WHAT YOU NEED TO DO — Return the lines that follow, exactly as they appear, from the first through the one containing "ax.axhline(avg_er, color='black', lw=1, zorder=1)"; no pictures are to be included.

Entries with chart source code —
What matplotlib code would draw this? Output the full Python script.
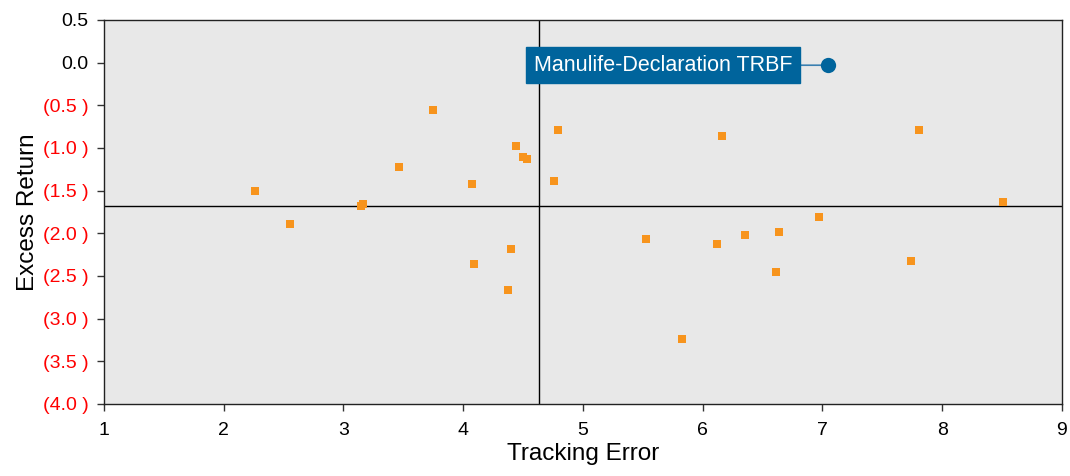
import matplotlib.pyplot as plt
from matplotlib.ticker import FuncFormatter

plt.rcParams['font.family'] = ['Liberation Sans', 'DejaVu Sans']

# peer funds
tracking_error = [2.26, 2.55, 3.75, 3.46, 3.15, 3.16, 4.07, 4.44, 4.50, 4.53,
                  4.76, 4.79, 4.09, 4.40, 4.37, 5.53, 5.83, 6.12, 6.16, 6.35,
                  6.64, 6.61, 6.97, 7.74, 7.81, 8.51]
excess_return = [-1.50, -1.89, -0.56, -1.22, -1.68, -1.66, -1.42, -0.98, -1.10, -1.13,
                 -1.39, -0.79, -2.36, -2.18, -2.67, -2.07, -3.24, -2.13, -0.86, -2.02,
                 -1.99, -2.45, -1.81, -2.32, -0.79, -1.63]

# highlighted fund
fund_name = 'Manulife-Declaration TRBF'
fund_te = 7.05
fund_er = -0.03

# crosshair (peer averages)
avg_te = 4.63
avg_er = -1.675

x_ticks = [1, 2, 3, 4, 5, 6, 7, 8, 9]
y_ticks = [0.5, 0.0, -0.5, -1.0, -1.5, -2.0, -2.5, -3.0, -3.5, -4.0]

BLUE = '#00649C'
ORANGE = '#F7941D'


def fmt_y(v, pos):
    if v < -1e-9:
        return '(%.1f )' % -v
    return '%.1f' % abs(v)


fig = plt.figure(figsize=(10.7, 4.76), dpi=100)
ax = fig.add_axes([0.0972, 0.1513, 0.8953, 0.8067])
ax.set_facecolor('#E8E8E8')

ax.axvline(avg_te, color='black', lw=1, zorder=1)
ax.axhline(avg_er, color='black', lw=1, zorder=1)

ax.plot(tracking_error, excess_return, 's', color=ORANGE, ms=5.5, mew=0, zorder=3)
ax.plot([fund_te], [fund_er], 'o', color=BLUE, ms=11, mew=0, zorder=5)

ax.annotate(fund_name, xy=(fund_te, fund_er), xytext=(-26, 0),
            textcoords='offset points', ha='right', va='center',
            fontsize=15.5, color='white', zorder=4,
            bbox=dict(boxstyle='square,pad=0.36', fc=BLUE, ec=BLUE),
            arrowprops=dict(arrowstyle='-', color='#3A7FB0', lw=1.2,
                            shrinkA=0, shrinkB=0))

ax.set_xlim(1, 9)
ax.set_ylim(-4.0, 0.5)
ax.set_xticks(x_ticks)
ax.set_yticks(y_ticks)
ax.yaxis.set_major_formatter(FuncFormatter(fmt_y))
for lbl, v in zip(ax.get_yticklabels(), y_ticks):
    lbl.set_color('red' if v < 0 else 'black')

ax.tick_params(direction='out', length=5, width=1, labelsize=14, color='#333333')
ax.tick_params(axis='y', pad=6)
ax.tick_params(axis='x', pad=8)
for s in ax.spines.values():
    s.set_color('#222222')
    s.set_linewidth(1)

ax.set_xlabel('Tracking Error', fontsize=17.5, labelpad=3)
ax.set_ylabel('Excess Return', fontsize=17.5, labelpad=3)

fig.savefig('out.png', dpi=100)
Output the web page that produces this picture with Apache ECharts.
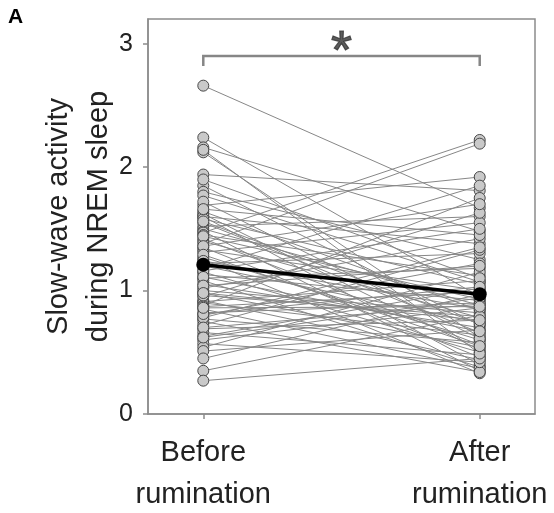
<!DOCTYPE html>
<html>
<head>
<meta charset="utf-8">
<script src="https://cdn.jsdelivr.net/npm/echarts@6/dist/echarts.min.js"></script>
<style>
  html, body { margin: 0; padding: 0; background: #fff; }
  #chart { width: 554px; height: 513px; }
</style>
</head>
<body>
<div id="chart"></div>
<script>
// Conditions on the x axis (Before = 1, After = 2)
const conditions = ['Before\nrumination', 'After\nrumination'];
const conditionPos = [1, 2];

// Slow-wave activity per participant, paired by index
const before = [2.66, 2.24, 2.16, 2.12, 1.94, 1.85, 1.80, 1.77, 1.69, 1.64,
                1.62, 1.60, 1.60, 1.58, 1.55, 1.52, 1.50, 1.48, 1.47, 1.45,
                1.42, 1.40, 1.38, 1.35, 1.33, 1.31, 1.27, 1.25, 1.22, 1.20,
                1.18, 1.15, 1.13, 1.10, 1.08, 1.05, 1.02, 1.00, 0.98, 0.95,
                0.92, 0.91, 0.90, 0.88, 0.85, 0.82, 0.80, 0.77, 0.75, 0.72,
                0.69, 0.66, 0.63, 0.60, 0.57, 0.54, 0.51, 0.45, 0.35, 0.27,
                2.14, 1.90, 1.72, 1.66, 1.56, 1.44, 1.36, 1.29, 1.24, 1.16,
                1.11, 1.04, 0.96, 0.87, 0.78, 0.70, 0.62, 0.98, 0.81, 0.86];
const after  = [1.67, 0.95, 1.48, 0.62, 1.81, 0.72, 1.25, 1.07, 1.92, 0.84,
                0.52, 1.38, 0.40, 1.05, 0.66, 1.60, 0.88, 0.35, 2.22, 1.12,
                0.56, 0.78, 2.19, 0.46, 1.00, 1.55, 0.60, 0.33, 1.30, 0.74,
                1.85, 0.50, 0.92, 1.18, 0.38, 0.70, 1.42, 0.82, 0.54, 1.63,
                0.44, 1.08, 0.64, 1.75, 0.37, 0.90, 1.22, 0.58, 0.34, 1.33,
                0.76, 0.48, 1.02, 0.86, 0.42, 1.15, 0.68, 0.97, 0.80, 0.45,
                0.49, 1.10, 0.61, 1.45, 0.73, 0.93, 1.70, 0.55, 0.85, 1.50,
                0.67, 1.20, 0.79, 0.99, 1.35, 0.89, 0.94, 0.76, 1.03, 0.87];

// Group means
const means = [1.21, 0.97];

// Significance bracket
const bracketTop = 2.90;
const bracketFoot = 2.82;
const starLevel = 2.925;

const yTicks = [0, 1, 2, 3];

const series = [];

// individual paired lines
for (let i = 0; i < before.length; i++) {
  series.push({
    type: 'line',
    data: [[conditionPos[0], before[i]], [conditionPos[1], after[i]]],
    symbol: 'none',
    silent: true,
    lineStyle: { color: '#878787', width: 1 },
    z: 2
  });
}

// individual points
const pts = [];
for (let i = 0; i < before.length; i++) {
  pts.push([conditionPos[0], before[i]]);
  pts.push([conditionPos[1], after[i]]);
}
series.push({
  type: 'scatter',
  data: pts,
  symbol: 'circle',
  symbolSize: 11,
  itemStyle: { color: '#c9c9c9', borderColor: '#484848', borderWidth: 1, opacity: 1 },
  z: 3
});

// mean line
series.push({
  type: 'line',
  data: [[conditionPos[0], means[0]], [conditionPos[1], means[1]]],
  symbol: 'circle',
  symbolSize: 14,
  itemStyle: { color: '#000' },
  lineStyle: { color: '#000', width: 3.5 },
  z: 4
});

// bracket
series.push({
  type: 'line',
  data: [[conditionPos[0], bracketFoot], [conditionPos[0], bracketTop],
         [conditionPos[1], bracketTop], [conditionPos[1], bracketFoot]],
  symbol: 'none',
  lineStyle: { color: '#868686', width: 2.5, cap: 'butt', join: 'miter' },
  z: 4
});

// significance star
series.push({
  type: 'scatter',
  data: [[(conditionPos[0] + conditionPos[1]) / 2, starLevel]],
  symbolSize: 0,
  label: {
    show: true,
    position: 'inside',
    formatter: '*',
    fontFamily: 'Liberation Sans',
    fontSize: 54,
    color: '#333',
    textBorderColor: '#333',
    textBorderWidth: 1.2
  },
  z: 5
});

const chart = echarts.init(document.getElementById('chart'), null, { renderer: 'canvas' });
chart.setOption({
  animation: false,
  backgroundColor: '#fff',
  textStyle: { fontFamily: 'Liberation Sans' },
  title: {
    text: 'A', left: 8, top: 7, padding: 0,
    textStyle: { fontSize: 21, fontWeight: 'bold', color: '#000', fontFamily: 'Liberation Sans' }
  },
  grid: {
    left: 148, right: 19, top: 19, bottom: 99,
    outerBoundsMode: 'none',
    containLabel: false,
    show: true, borderColor: '#8c8c8c', borderWidth: 1.5
  },
  xAxis: {
    type: 'value',
    min: 0.8, max: 2.2,
    splitLine: { show: false },
    axisLine: { show: true, lineStyle: { color: '#8c8c8c', width: 1.5 } },
    axisTick: { show: true, customValues: conditionPos, length: 5, lineStyle: { color: '#8c8c8c', width: 1.5 } },
    axisLabel: {
      customValues: conditionPos,
      formatter: v => conditions[conditionPos.indexOf(v)] || '',
      fontSize: 29, lineHeight: 42, margin: 18, color: '#222'
    }
  },
  yAxis: {
    type: 'value',
    min: 0, max: 3.2,
    name: 'Slow-wave activity\nduring NREM sleep',
    nameLocation: 'middle',
    nameRotate: 90,
    nameGap: 29,
    nameMoveOverlap: false,
    nameTextStyle: { fontSize: 29, lineHeight: 40, color: '#222' },
    splitLine: { show: false },
    axisLine: { show: true, lineStyle: { color: '#8c8c8c', width: 1.5 } },
    axisTick: { show: true, customValues: yTicks, length: 5, lineStyle: { color: '#8c8c8c', width: 1.5 } },
    axisLabel: { customValues: yTicks, fontSize: 25, margin: 15, color: '#222' }
  },
  series: series
});
</script>
</body>
</html>
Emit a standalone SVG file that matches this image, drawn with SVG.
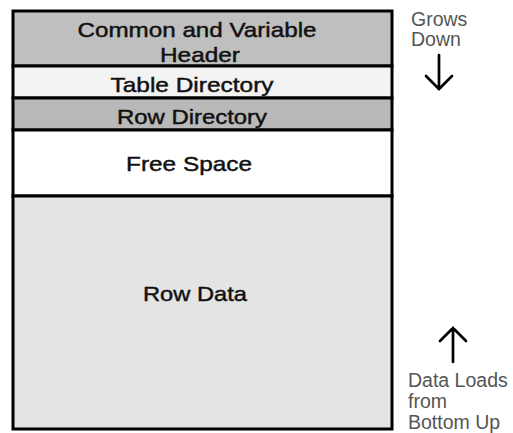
<svg xmlns="http://www.w3.org/2000/svg" width="513" height="433" viewBox="0 0 513 433">
<style>
.lbl{font-family:"Liberation Sans",Arial,sans-serif;font-size:21px;fill:#111;stroke:#111;stroke-width:0.45;}
.side{font-family:"Liberation Sans",Arial,sans-serif;font-size:19.5px;fill:#555;}
.sec{stroke:#000;stroke-width:3;}
.arr{stroke:#000;stroke-width:2.7;fill:none;stroke-linecap:round;stroke-linejoin:miter;}
</style>
<rect width="513" height="433" fill="#fff"/>
<g id="header">
<rect class="sec" x="13" y="11" width="379" height="55" fill="#bfbfbf"/>
<text class="lbl" x="197" y="37" text-anchor="middle" textLength="239" lengthAdjust="spacingAndGlyphs">Common and Variable</text>
<text class="lbl" x="200" y="62" text-anchor="middle" textLength="80" lengthAdjust="spacingAndGlyphs">Header</text>
</g>
<g id="table-directory">
<rect class="sec" x="13" y="66" width="379" height="32" fill="#f3f3f3"/>
<text class="lbl" x="192" y="92" text-anchor="middle" textLength="163" lengthAdjust="spacingAndGlyphs">Table Directory</text>
</g>
<g id="row-directory">
<rect class="sec" x="13" y="98" width="379" height="32" fill="#b9b9b9"/>
<text class="lbl" x="192" y="124" text-anchor="middle" textLength="150" lengthAdjust="spacingAndGlyphs">Row Directory</text>
</g>
<g id="free-space">
<rect class="sec" x="13" y="130" width="379" height="66" fill="#ffffff"/>
<text class="lbl" x="189" y="171" text-anchor="middle" textLength="126" lengthAdjust="spacingAndGlyphs">Free Space</text>
</g>
<g id="row-data">
<rect class="sec" x="13" y="196" width="379" height="233" fill="#e4e4e4"/>
<text class="lbl" x="195" y="301" text-anchor="middle" textLength="104" lengthAdjust="spacingAndGlyphs">Row Data</text>
</g>
<g id="grows-down">
<text class="side" x="411" y="26">Grows</text>
<text class="side" x="411" y="46">Down</text>
</g>
<g id="data-loads">
<text class="side" x="408" y="387">Data Loads</text>
<text class="side" x="408" y="408">from</text>
<text class="side" x="408" y="429">Bottom Up</text>
</g>
<g id="connectors">
<path class="arr" d="M439 55 V89 M426 76 L439 89 L452 76"/>
<path class="arr" d="M453 362 V328 M440 341 L453 328 L466 341"/>
</g>
</svg>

RESPONSE FOR THIS EXERCISE —
What matplotlib code would draw this? Output the full Python script.
import matplotlib.pyplot as plt
from matplotlib.ticker import FuncFormatter

plt.rcParams['font.family'] = ['Liberation Sans', 'DejaVu Sans']

# peer funds
tracking_error = [2.26, 2.55, 3.75, 3.46, 3.15, 3.16, 4.07, 4.44, 4.50, 4.53,
                  4.76, 4.79, 4.09, 4.40, 4.37, 5.53, 5.83, 6.12, 6.16, 6.35,
                  6.64, 6.61, 6.97, 7.74, 7.81, 8.51]
excess_return = [-1.50, -1.89, -0.56, -1.22, -1.68, -1.66, -1.42, -0.98, -1.10, -1.13,
                 -1.39, -0.79, -2.36, -2.18, -2.67, -2.07, -3.24, -2.13, -0.86, -2.02,
                 -1.99, -2.45, -1.81, -2.32, -0.79, -1.63]

# highlighted fund
fund_name = 'Manulife-Declaration TRBF'
fund_te = 7.05
fund_er = -0.03

# crosshair (peer averages)
avg_te = 4.63
avg_er = -1.675

x_ticks = [1, 2, 3, 4, 5, 6, 7, 8, 9]
y_ticks = [0.5, 0.0, -0.5, -1.0, -1.5, -2.0, -2.5, -3.0, -3.5, -4.0]

BLUE = '#00649C'
ORANGE = '#F7941D'


def fmt_y(v, pos):
    if v < -1e-9:
        return '(%.1f )' % -v
    return '%.1f' % abs(v)


fig = plt.figure(figsize=(10.7, 4.76), dpi=100)
ax = fig.add_axes([0.0972, 0.1513, 0.8953, 0.8067])
ax.set_facecolor('#E8E8E8')

ax.axvline(avg_te, color='black', lw=1, zorder=1)
ax.axhline(avg_er, color='black', lw=1, zorder=1)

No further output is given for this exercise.